I have been an Account Officer for banks and my responsibility does NOT end when my client borrows. It is Relationship Management...and "relationship" includes everything . I am the point man for the bank for whatever happens to that account from presenting it for approval. getting more business up to until it is paid off, collected or written off (hence, cradle to grave). I have also been on C positions that deal and managed Sales/Marketing guys with varying concepts of how sales, marketing, account management operates..

Sales is sales and Account Management is cradle to grave. And there is NOTHING wrong with either of those choices. It is just a choice of a company on how to structure the organization and how they can deliver value to their customers/clients.

David Cole
Company: Haines, Isenbarger & Skiba LLC
(CPA, CVA, CRFAC, CGMA, Haines, Isenbarger & Skiba LLC) |

I always felt that when the customer sees my salesperson, that it was about selling or buying. I didn't want them wondering if they were there to collect money or to sell. But, when we were having difficulty collecting, at times the salesperson can connect the customer's purchasing people to the payables people so that purchasing could remind payables that we were a good partner that needed to be taken better care of. Many times Purchasing is unaware of what Payables is doing and the salesperson can assist.
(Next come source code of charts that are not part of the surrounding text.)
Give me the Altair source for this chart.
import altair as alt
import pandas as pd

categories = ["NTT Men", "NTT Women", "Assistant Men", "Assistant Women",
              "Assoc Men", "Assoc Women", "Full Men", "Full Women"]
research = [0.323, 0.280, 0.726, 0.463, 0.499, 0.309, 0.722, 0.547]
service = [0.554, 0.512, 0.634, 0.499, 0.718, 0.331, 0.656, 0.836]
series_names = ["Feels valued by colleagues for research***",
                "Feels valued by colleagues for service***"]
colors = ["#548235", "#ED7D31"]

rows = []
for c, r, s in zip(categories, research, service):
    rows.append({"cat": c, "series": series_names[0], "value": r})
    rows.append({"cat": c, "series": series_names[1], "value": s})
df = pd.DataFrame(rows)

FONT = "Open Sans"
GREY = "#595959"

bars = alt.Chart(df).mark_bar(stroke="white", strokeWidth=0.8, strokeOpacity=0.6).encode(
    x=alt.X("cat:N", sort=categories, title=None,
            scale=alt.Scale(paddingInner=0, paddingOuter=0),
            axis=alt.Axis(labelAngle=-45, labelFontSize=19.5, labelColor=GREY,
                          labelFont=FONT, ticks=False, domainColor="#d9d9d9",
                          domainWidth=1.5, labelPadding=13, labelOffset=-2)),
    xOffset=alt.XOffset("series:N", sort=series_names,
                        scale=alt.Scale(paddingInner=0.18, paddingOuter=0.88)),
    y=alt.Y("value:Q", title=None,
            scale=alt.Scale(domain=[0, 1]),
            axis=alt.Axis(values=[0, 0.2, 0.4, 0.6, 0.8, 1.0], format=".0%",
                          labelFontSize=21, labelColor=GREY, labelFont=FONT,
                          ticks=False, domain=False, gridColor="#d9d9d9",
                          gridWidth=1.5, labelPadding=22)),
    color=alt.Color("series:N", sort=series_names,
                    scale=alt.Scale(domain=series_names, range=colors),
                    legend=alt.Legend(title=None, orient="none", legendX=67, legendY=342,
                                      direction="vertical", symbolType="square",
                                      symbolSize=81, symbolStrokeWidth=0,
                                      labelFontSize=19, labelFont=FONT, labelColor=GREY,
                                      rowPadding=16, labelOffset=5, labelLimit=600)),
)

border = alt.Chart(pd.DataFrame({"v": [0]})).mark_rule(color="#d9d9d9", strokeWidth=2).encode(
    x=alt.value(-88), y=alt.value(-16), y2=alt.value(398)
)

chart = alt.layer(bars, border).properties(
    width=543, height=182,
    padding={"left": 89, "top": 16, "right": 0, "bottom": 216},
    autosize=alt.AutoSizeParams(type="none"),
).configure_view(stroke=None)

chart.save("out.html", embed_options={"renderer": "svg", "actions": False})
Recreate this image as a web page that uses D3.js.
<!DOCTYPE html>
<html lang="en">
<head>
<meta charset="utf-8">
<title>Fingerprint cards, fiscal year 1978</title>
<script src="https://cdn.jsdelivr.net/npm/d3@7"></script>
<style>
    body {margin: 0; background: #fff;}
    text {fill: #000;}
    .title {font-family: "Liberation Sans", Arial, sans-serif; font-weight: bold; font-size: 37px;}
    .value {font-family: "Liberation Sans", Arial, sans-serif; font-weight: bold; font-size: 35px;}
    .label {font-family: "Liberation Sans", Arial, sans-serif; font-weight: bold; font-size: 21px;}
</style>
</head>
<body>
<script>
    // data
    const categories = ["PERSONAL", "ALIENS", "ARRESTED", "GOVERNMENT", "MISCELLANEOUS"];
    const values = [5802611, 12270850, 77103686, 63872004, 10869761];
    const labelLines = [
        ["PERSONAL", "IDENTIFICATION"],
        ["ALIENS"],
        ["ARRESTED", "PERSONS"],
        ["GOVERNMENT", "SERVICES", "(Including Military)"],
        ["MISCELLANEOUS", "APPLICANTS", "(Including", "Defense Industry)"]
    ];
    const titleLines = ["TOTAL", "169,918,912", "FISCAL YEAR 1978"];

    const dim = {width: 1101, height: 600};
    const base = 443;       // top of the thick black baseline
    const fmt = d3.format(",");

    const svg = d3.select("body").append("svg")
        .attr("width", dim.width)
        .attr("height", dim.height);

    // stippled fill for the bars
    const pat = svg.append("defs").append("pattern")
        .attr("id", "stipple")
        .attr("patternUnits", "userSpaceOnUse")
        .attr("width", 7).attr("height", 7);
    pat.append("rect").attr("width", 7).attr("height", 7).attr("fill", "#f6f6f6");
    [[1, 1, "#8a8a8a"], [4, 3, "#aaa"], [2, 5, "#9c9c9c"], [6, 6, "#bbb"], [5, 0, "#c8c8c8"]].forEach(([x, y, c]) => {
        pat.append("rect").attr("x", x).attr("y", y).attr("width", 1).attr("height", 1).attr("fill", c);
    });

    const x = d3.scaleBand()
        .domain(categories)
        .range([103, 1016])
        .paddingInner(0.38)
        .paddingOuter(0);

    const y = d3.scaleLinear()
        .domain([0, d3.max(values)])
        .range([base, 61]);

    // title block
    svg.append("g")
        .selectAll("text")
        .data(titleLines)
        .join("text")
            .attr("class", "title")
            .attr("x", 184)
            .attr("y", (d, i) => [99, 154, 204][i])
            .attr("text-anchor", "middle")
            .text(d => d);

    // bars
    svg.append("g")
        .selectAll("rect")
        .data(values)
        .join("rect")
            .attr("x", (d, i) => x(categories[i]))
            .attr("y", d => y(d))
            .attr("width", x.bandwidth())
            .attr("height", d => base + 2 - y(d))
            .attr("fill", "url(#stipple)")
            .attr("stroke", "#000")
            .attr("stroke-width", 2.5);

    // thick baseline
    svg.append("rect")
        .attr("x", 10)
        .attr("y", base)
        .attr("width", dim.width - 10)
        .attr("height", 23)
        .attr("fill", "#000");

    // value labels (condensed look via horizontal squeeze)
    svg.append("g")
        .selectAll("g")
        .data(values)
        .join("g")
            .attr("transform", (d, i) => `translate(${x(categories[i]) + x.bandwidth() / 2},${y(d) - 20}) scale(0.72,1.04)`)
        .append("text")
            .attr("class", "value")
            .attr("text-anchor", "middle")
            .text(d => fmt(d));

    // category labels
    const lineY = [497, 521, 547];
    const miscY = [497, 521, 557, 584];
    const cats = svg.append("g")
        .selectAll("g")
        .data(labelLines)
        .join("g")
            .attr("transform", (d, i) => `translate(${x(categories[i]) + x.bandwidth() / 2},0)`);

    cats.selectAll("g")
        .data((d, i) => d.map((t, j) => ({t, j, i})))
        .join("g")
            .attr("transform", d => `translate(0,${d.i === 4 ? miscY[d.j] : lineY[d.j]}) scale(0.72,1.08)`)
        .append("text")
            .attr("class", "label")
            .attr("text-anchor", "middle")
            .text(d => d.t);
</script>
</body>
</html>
(Human Resources Manager at Crafts Americana) |

I agree with David's comment above. At my company, it is ultimately AR's job to collect. When AR lets the sales manager know about seriously past-due accounts, they partner to bring the account up to date. Sales built the relationship with the customer, and to look the other way when that customer is in trouble almost always results in damaged relationships and lost future sales.

(CFO/Board Advisor) |

There isn't a one size fits all answer to this question. In my experience (35+ years) collection problems need to be broken into categories:

1. "True" credit issue: the inability to pay; customers with financial problems; and just unwilling to pay. These should be dealt with by the Finance/Credit folks. In my career, these situations are very much in the minority.

2. Product problems, billing (paperwork) issues, what was sold wasn't what was delivered. These are problems where a customer is "withholding" payment. The customer has the ability to pay, but there are other problems which need to be resolved, e.g. what was sold and what was delivered aren't the same; product or service issues; and plain old fashion paper work issues like the quantity or price of what the customer ordered and what was actually delivered are different. By far these are the majority of collection issues. In these situations, Sales/Account Management needs to step in and resolve. But in order to do this, Sales must have the authority to correct the customer's grievance. This is where the bulk of the issues lie.

As a side comment, and we've all experienced this: How many of your difficult collection accounts are the result of shipping product or delivering services at month/quarter/year end to customers with marginal or poor credit profiles, which the Finance/Credit pointed out, but which were over-ridden by "Management" in order to meet a Forecast or some other expected result?